TASK TO COMPLETE ▸
Please output every line of the material as it stands, without the pictures.

-- start of DATA EXCERPT --

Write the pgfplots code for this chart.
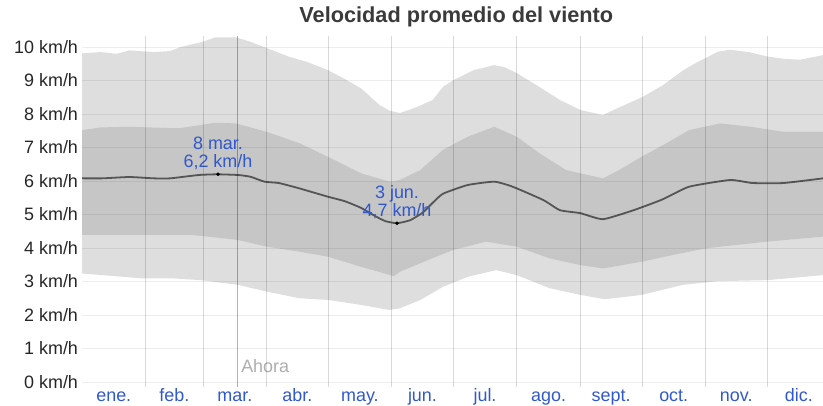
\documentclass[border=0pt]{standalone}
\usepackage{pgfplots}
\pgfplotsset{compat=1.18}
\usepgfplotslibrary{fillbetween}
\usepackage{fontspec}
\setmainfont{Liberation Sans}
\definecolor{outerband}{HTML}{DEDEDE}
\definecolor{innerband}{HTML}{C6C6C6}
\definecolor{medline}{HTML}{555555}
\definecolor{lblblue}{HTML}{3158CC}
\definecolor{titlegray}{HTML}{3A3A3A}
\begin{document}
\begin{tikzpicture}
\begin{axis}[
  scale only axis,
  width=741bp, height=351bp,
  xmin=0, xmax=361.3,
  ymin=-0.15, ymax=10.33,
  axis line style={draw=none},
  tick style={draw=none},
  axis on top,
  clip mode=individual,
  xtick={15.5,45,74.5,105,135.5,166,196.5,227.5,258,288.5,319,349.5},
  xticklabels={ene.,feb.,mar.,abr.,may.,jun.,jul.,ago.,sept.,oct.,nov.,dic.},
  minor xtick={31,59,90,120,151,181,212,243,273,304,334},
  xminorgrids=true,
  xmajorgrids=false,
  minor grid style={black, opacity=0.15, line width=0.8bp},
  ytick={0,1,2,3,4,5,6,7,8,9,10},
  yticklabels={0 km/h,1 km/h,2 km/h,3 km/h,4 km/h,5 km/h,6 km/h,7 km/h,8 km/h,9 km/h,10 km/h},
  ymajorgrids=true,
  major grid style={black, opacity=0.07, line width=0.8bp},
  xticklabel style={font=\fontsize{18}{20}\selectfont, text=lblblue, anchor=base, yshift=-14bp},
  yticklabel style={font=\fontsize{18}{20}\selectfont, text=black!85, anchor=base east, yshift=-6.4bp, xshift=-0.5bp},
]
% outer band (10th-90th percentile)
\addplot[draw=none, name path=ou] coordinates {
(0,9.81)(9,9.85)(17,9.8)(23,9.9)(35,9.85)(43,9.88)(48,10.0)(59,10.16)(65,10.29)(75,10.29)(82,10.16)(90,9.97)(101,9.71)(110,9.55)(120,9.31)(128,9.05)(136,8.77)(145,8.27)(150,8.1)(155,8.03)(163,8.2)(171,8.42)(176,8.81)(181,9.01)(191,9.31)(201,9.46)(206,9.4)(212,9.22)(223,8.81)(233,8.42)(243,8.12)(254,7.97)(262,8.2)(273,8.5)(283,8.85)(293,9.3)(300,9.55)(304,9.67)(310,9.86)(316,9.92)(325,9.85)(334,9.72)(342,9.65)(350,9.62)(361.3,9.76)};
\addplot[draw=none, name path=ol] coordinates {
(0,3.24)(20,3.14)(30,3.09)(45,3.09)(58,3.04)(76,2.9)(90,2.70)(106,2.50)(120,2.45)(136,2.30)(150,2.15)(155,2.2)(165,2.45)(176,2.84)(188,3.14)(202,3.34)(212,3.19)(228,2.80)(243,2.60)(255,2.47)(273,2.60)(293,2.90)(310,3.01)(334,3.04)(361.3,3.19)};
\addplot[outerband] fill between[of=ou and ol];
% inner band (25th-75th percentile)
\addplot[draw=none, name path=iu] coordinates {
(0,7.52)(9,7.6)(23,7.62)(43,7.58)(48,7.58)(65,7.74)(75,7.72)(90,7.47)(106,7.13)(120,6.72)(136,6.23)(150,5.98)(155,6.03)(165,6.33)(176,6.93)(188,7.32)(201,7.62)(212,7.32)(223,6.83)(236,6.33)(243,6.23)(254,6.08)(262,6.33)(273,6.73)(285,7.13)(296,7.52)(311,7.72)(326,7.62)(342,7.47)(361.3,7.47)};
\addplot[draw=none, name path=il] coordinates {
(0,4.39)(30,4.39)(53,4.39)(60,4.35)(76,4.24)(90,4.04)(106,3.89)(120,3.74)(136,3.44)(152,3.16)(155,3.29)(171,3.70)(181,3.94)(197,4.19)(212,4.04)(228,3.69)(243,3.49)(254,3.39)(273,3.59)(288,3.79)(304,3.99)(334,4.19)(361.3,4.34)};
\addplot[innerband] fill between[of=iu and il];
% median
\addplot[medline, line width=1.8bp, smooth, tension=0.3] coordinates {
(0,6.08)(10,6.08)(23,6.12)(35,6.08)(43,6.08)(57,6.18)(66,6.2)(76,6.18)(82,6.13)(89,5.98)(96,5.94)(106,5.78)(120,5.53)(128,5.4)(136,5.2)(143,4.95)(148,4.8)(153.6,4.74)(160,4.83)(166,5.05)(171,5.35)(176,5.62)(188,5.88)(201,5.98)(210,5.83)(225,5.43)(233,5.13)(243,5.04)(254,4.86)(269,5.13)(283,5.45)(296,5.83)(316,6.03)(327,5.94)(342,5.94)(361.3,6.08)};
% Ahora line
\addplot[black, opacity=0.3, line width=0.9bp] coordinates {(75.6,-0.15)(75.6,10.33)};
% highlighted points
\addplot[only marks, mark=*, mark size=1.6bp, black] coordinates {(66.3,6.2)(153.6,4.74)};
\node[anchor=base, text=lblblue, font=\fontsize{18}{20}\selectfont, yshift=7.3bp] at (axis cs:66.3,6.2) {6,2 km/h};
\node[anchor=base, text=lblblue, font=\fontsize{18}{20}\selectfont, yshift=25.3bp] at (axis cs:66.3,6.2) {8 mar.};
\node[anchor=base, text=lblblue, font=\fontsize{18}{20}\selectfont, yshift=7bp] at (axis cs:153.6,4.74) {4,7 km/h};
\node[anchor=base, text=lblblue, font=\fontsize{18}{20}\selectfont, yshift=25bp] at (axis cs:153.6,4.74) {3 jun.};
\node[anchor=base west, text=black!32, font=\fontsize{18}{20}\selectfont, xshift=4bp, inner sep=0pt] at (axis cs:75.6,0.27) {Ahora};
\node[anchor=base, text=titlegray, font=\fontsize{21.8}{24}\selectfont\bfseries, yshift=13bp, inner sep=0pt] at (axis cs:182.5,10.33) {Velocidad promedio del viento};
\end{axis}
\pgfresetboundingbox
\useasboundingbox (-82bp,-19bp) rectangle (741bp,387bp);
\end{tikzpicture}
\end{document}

-- end of DATA EXCERPT --

OUTPUT ▸
Write the pgfplots code for this chart.
\documentclass[border=0pt]{standalone}
\usepackage{pgfplots}
\pgfplotsset{compat=1.18}
\usepgfplotslibrary{fillbetween}
\usepackage{fontspec}
\setmainfont{Liberation Sans}
\definecolor{outerband}{HTML}{DEDEDE}
\definecolor{innerband}{HTML}{C6C6C6}
\definecolor{medline}{HTML}{555555}
\definecolor{lblblue}{HTML}{3158CC}
\definecolor{titlegray}{HTML}{3A3A3A}
\begin{document}
\begin{tikzpicture}
\begin{axis}[
  scale only axis,
  width=741bp, height=351bp,
  xmin=0, xmax=361.3,
  ymin=-0.15, ymax=10.33,
  axis line style={draw=none},
  tick style={draw=none},
  axis on top,
  clip mode=individual,
  xtick={15.5,45,74.5,105,135.5,166,196.5,227.5,258,288.5,319,349.5},
  xticklabels={ene.,feb.,mar.,abr.,may.,jun.,jul.,ago.,sept.,oct.,nov.,dic.},
  minor xtick={31,59,90,120,151,181,212,243,273,304,334},
  xminorgrids=true,
  xmajorgrids=false,
  minor grid style={black, opacity=0.15, line width=0.8bp},
  ytick={0,1,2,3,4,5,6,7,8,9,10},
  yticklabels={0 km/h,1 km/h,2 km/h,3 km/h,4 km/h,5 km/h,6 km/h,7 km/h,8 km/h,9 km/h,10 km/h},
  ymajorgrids=true,
  major grid style={black, opacity=0.07, line width=0.8bp},
  xticklabel style={font=\fontsize{18}{20}\selectfont, text=lblblue, anchor=base, yshift=-14bp},
  yticklabel style={font=\fontsize{18}{20}\selectfont, text=black!85, anchor=base east, yshift=-6.4bp, xshift=-0.5bp},
]
% outer band (10th-90th percentile)
\addplot[draw=none, name path=ou] coordinates {
(0,9.81)(9,9.85)(17,9.8)(23,9.9)(35,9.85)(43,9.88)(48,10.0)(59,10.16)(65,10.29)(75,10.29)(82,10.16)(90,9.97)(101,9.71)(110,9.55)(120,9.31)(128,9.05)(136,8.77)(145,8.27)(150,8.1)(155,8.03)(163,8.2)(171,8.42)(176,8.81)(181,9.01)(191,9.31)(201,9.46)(206,9.4)(212,9.22)(223,8.81)(233,8.42)(243,8.12)(254,7.97)(262,8.2)(273,8.5)(283,8.85)(293,9.3)(300,9.55)(304,9.67)(310,9.86)(316,9.92)(325,9.85)(334,9.72)(342,9.65)(350,9.62)(361.3,9.76)};
\addplot[draw=none, name path=ol] coordinates {
(0,3.24)(20,3.14)(30,3.09)(45,3.09)(58,3.04)(76,2.9)(90,2.70)(106,2.50)(120,2.45)(136,2.30)(150,2.15)(155,2.2)(165,2.45)(176,2.84)(188,3.14)(202,3.34)(212,3.19)(228,2.80)(243,2.60)(255,2.47)(273,2.60)(293,2.90)(310,3.01)(334,3.04)(361.3,3.19)};
\addplot[outerband] fill between[of=ou and ol];
% inner band (25th-75th percentile)
\addplot[draw=none, name path=iu] coordinates {
(0,7.52)(9,7.6)(23,7.62)(43,7.58)(48,7.58)(65,7.74)(75,7.72)(90,7.47)(106,7.13)(120,6.72)(136,6.23)(150,5.98)(155,6.03)(165,6.33)(176,6.93)(188,7.32)(201,7.62)(212,7.32)(223,6.83)(236,6.33)(243,6.23)(254,6.08)(262,6.33)(273,6.73)(285,7.13)(296,7.52)(311,7.72)(326,7.62)(342,7.47)(361.3,7.47)};
\addplot[draw=none, name path=il] coordinates {
(0,4.39)(30,4.39)(53,4.39)(60,4.35)(76,4.24)(90,4.04)(106,3.89)(120,3.74)(136,3.44)(152,3.16)(155,3.29)(171,3.70)(181,3.94)(197,4.19)(212,4.04)(228,3.69)(243,3.49)(254,3.39)(273,3.59)(288,3.79)(304,3.99)(334,4.19)(361.3,4.34)};
\addplot[innerband] fill between[of=iu and il];
% median
\addplot[medline, line width=1.8bp, smooth, tension=0.3] coordinates {
(0,6.08)(10,6.08)(23,6.12)(35,6.08)(43,6.08)(57,6.18)(66,6.2)(76,6.18)(82,6.13)(89,5.98)(96,5.94)(106,5.78)(120,5.53)(128,5.4)(136,5.2)(143,4.95)(148,4.8)(153.6,4.74)(160,4.83)(166,5.05)(171,5.35)(176,5.62)(188,5.88)(201,5.98)(210,5.83)(225,5.43)(233,5.13)(243,5.04)(254,4.86)(269,5.13)(283,5.45)(296,5.83)(316,6.03)(327,5.94)(342,5.94)(361.3,6.08)};
% Ahora line
\addplot[black, opacity=0.3, line width=0.9bp] coordinates {(75.6,-0.15)(75.6,10.33)};
% highlighted points
\addplot[only marks, mark=*, mark size=1.6bp, black] coordinates {(66.3,6.2)(153.6,4.74)};
\node[anchor=base, text=lblblue, font=\fontsize{18}{20}\selectfont, yshift=7.3bp] at (axis cs:66.3,6.2) {6,2 km/h};
\node[anchor=base, text=lblblue, font=\fontsize{18}{20}\selectfont, yshift=25.3bp] at (axis cs:66.3,6.2) {8 mar.};
\node[anchor=base, text=lblblue, font=\fontsize{18}{20}\selectfont, yshift=7bp] at (axis cs:153.6,4.74) {4,7 km/h};
\node[anchor=base, text=lblblue, font=\fontsize{18}{20}\selectfont, yshift=25bp] at (axis cs:153.6,4.74) {3 jun.};
\node[anchor=base west, text=black!32, font=\fontsize{18}{20}\selectfont, xshift=4bp, inner sep=0pt] at (axis cs:75.6,0.27) {Ahora};
\node[anchor=base, text=titlegray, font=\fontsize{21.8}{24}\selectfont\bfseries, yshift=13bp, inner sep=0pt] at (axis cs:182.5,10.33) {Velocidad promedio del viento};
\end{axis}
\pgfresetboundingbox
\useasboundingbox (-82bp,-19bp) rectangle (741bp,387bp);
\end{tikzpicture}
\end{document}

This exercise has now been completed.